§ TASK INSTRUCTIONS
A precise retyping is required of every line from the one containing "Write a web" down to the one containing "var stippledValues = [4.0, 0.21, 40, 1230, 676];", both included, and of no other line.

§ SOURCE RECORDS
◆ ◆ ◆ ◆

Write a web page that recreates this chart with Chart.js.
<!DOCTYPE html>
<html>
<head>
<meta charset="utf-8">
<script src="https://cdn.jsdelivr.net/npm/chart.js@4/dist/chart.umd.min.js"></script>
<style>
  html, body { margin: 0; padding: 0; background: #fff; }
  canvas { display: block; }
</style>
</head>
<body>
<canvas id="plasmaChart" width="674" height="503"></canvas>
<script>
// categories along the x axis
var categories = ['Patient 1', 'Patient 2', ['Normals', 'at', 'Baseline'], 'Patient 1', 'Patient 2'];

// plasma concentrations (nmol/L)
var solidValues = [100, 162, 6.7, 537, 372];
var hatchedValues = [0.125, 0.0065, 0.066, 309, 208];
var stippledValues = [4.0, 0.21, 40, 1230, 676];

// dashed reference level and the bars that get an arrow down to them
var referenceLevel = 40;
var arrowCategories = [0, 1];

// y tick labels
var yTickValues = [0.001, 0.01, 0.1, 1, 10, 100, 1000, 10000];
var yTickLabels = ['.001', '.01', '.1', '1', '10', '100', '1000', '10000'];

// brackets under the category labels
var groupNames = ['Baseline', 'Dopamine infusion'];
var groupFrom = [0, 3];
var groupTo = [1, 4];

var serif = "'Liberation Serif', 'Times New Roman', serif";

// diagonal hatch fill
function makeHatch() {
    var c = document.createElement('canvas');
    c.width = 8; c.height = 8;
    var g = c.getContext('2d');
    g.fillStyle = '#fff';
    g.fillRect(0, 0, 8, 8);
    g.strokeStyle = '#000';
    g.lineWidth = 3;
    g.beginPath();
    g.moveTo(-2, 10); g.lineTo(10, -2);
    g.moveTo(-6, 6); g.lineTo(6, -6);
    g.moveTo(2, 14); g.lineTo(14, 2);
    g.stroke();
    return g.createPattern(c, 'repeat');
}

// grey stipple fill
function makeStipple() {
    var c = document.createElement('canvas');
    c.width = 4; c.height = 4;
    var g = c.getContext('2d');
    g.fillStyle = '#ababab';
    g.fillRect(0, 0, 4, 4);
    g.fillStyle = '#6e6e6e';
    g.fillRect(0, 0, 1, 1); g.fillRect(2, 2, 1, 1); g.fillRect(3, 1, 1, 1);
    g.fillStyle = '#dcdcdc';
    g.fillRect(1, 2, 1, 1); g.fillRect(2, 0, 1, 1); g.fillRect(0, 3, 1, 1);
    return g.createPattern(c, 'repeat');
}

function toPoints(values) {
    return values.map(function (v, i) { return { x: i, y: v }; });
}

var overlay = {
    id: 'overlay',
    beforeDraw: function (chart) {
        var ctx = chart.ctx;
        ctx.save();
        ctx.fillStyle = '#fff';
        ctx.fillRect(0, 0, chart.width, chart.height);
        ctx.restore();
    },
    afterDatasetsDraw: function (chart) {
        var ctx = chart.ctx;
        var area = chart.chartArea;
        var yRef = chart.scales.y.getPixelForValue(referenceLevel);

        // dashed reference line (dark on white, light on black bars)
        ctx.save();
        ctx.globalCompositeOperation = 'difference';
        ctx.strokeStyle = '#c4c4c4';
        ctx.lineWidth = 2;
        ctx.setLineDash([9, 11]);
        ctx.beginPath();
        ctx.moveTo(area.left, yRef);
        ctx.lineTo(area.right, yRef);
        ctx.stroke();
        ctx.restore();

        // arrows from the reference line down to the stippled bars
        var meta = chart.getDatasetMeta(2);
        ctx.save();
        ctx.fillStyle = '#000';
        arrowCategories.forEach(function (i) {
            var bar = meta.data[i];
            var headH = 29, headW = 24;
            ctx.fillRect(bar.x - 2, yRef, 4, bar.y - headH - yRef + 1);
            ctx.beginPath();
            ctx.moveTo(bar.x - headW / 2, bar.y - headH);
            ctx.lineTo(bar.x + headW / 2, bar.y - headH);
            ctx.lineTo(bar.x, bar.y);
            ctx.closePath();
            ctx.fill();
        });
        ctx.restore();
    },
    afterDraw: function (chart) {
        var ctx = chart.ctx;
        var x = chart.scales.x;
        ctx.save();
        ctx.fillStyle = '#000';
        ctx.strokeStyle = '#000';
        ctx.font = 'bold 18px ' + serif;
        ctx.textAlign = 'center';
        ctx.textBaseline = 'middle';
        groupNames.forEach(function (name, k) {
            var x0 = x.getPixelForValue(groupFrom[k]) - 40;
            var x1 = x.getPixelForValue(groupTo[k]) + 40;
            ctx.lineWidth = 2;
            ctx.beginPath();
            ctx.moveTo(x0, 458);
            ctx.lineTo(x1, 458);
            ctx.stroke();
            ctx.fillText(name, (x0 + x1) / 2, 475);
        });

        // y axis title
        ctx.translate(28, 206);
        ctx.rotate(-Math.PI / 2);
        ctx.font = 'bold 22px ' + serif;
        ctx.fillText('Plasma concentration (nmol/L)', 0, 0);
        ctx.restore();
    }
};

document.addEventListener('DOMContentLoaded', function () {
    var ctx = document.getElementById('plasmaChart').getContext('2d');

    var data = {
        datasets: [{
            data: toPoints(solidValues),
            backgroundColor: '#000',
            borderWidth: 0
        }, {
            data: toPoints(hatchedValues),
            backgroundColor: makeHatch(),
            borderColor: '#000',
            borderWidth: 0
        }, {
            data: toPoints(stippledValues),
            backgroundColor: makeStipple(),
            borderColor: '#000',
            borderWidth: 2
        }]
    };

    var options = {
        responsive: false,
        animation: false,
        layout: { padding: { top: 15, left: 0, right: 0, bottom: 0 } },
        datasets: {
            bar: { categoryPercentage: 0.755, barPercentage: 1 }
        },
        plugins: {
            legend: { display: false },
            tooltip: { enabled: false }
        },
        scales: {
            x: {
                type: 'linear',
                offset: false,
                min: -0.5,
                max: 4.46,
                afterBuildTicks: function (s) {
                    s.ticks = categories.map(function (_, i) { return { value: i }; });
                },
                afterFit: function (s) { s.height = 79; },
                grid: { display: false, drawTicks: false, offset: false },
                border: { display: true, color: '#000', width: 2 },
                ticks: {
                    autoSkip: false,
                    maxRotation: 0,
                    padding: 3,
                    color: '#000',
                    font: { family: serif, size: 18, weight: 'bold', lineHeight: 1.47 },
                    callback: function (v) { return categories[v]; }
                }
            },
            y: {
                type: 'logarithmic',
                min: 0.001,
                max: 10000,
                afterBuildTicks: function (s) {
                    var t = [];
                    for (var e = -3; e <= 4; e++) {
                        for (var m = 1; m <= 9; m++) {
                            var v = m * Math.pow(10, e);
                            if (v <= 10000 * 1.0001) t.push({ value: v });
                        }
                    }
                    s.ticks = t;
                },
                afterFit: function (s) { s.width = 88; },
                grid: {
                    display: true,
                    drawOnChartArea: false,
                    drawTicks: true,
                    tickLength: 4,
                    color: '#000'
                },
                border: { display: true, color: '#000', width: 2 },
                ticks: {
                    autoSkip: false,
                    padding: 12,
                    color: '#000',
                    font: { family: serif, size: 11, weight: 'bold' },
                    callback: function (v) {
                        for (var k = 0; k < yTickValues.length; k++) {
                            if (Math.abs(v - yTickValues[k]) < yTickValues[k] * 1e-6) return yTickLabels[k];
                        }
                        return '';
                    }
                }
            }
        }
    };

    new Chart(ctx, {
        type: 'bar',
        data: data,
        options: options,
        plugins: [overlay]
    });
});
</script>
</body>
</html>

◆ ◆ ◆ ◆

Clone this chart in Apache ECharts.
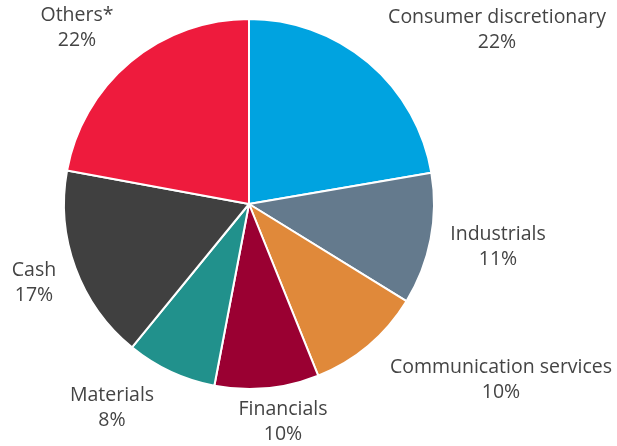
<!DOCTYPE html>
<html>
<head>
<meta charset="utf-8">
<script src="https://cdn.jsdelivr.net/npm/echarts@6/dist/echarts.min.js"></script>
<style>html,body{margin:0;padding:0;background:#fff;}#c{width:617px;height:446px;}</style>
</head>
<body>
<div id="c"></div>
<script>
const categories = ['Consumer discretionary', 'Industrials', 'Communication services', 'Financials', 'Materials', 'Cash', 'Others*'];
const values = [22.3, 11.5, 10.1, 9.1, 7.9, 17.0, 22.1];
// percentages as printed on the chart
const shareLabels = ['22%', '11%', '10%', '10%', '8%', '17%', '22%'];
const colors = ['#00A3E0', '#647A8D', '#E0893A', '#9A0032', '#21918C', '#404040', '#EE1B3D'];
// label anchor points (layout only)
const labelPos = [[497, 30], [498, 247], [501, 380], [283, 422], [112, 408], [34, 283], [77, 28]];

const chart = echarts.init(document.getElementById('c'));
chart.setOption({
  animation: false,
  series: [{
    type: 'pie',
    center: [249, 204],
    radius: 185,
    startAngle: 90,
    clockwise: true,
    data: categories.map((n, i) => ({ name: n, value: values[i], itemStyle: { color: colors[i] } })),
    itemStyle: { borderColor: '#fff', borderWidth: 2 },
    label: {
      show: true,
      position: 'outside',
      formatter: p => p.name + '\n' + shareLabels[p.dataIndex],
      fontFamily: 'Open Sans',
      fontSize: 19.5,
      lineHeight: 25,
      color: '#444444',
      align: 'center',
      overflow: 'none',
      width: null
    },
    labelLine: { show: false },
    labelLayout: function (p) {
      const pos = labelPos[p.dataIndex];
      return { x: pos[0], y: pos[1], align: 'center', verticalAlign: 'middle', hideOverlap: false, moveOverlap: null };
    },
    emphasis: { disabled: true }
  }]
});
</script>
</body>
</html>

◆ ◆ ◆ ◆

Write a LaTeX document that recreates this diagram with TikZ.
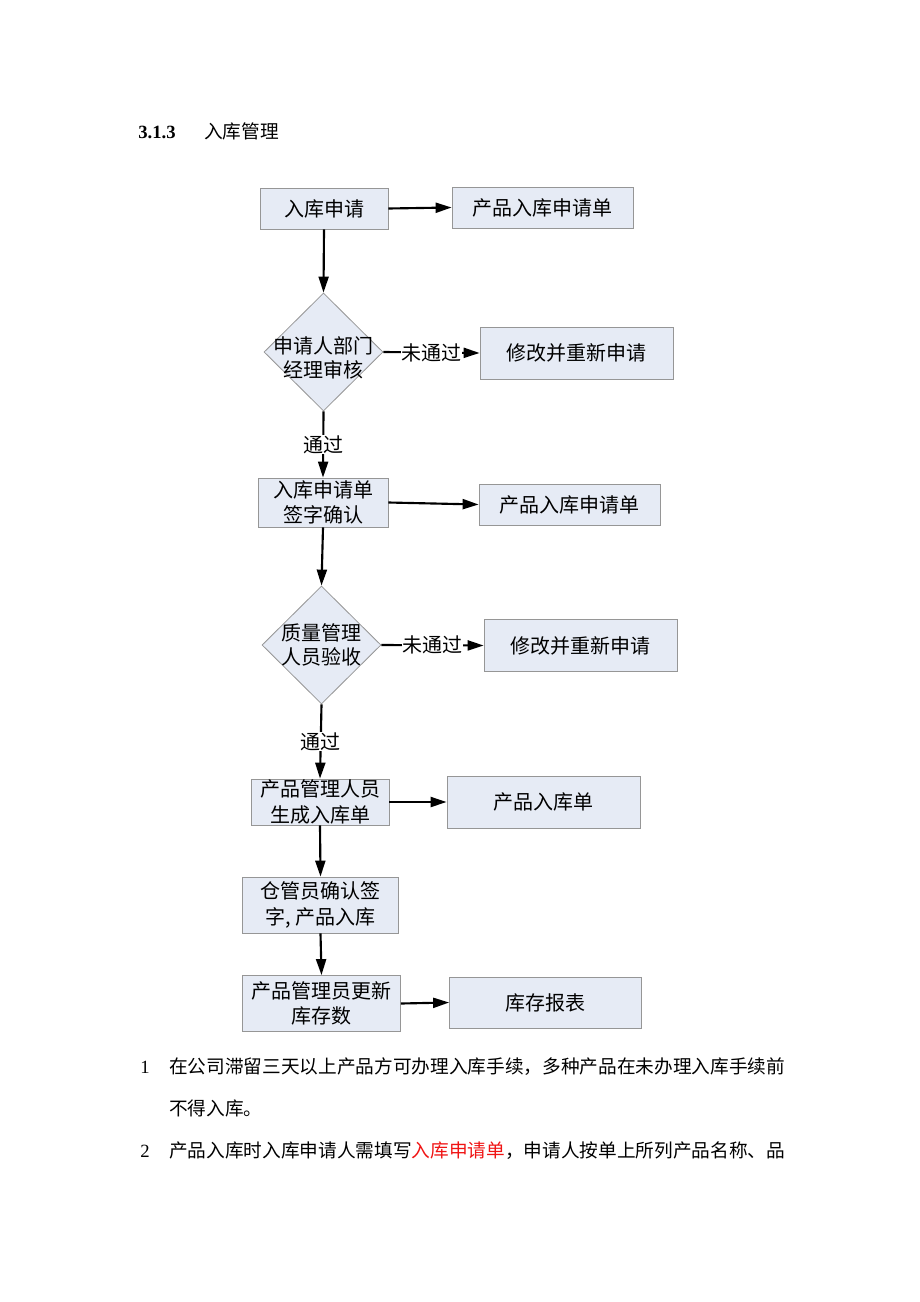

◆ ◆ ◆ ◆

§ FULL OUTPUT
Write a web page that recreates this chart with Chart.js.
<!DOCTYPE html>
<html>
<head>
<meta charset="utf-8">
<script src="https://cdn.jsdelivr.net/npm/chart.js@4/dist/chart.umd.min.js"></script>
<style>
  html, body { margin: 0; padding: 0; background: #fff; }
  canvas { display: block; }
</style>
</head>
<body>
<canvas id="plasmaChart" width="674" height="503"></canvas>
<script>
// categories along the x axis
var categories = ['Patient 1', 'Patient 2', ['Normals', 'at', 'Baseline'], 'Patient 1', 'Patient 2'];

// plasma concentrations (nmol/L)
var solidValues = [100, 162, 6.7, 537, 372];
var hatchedValues = [0.125, 0.0065, 0.066, 309, 208];
var stippledValues = [4.0, 0.21, 40, 1230, 676];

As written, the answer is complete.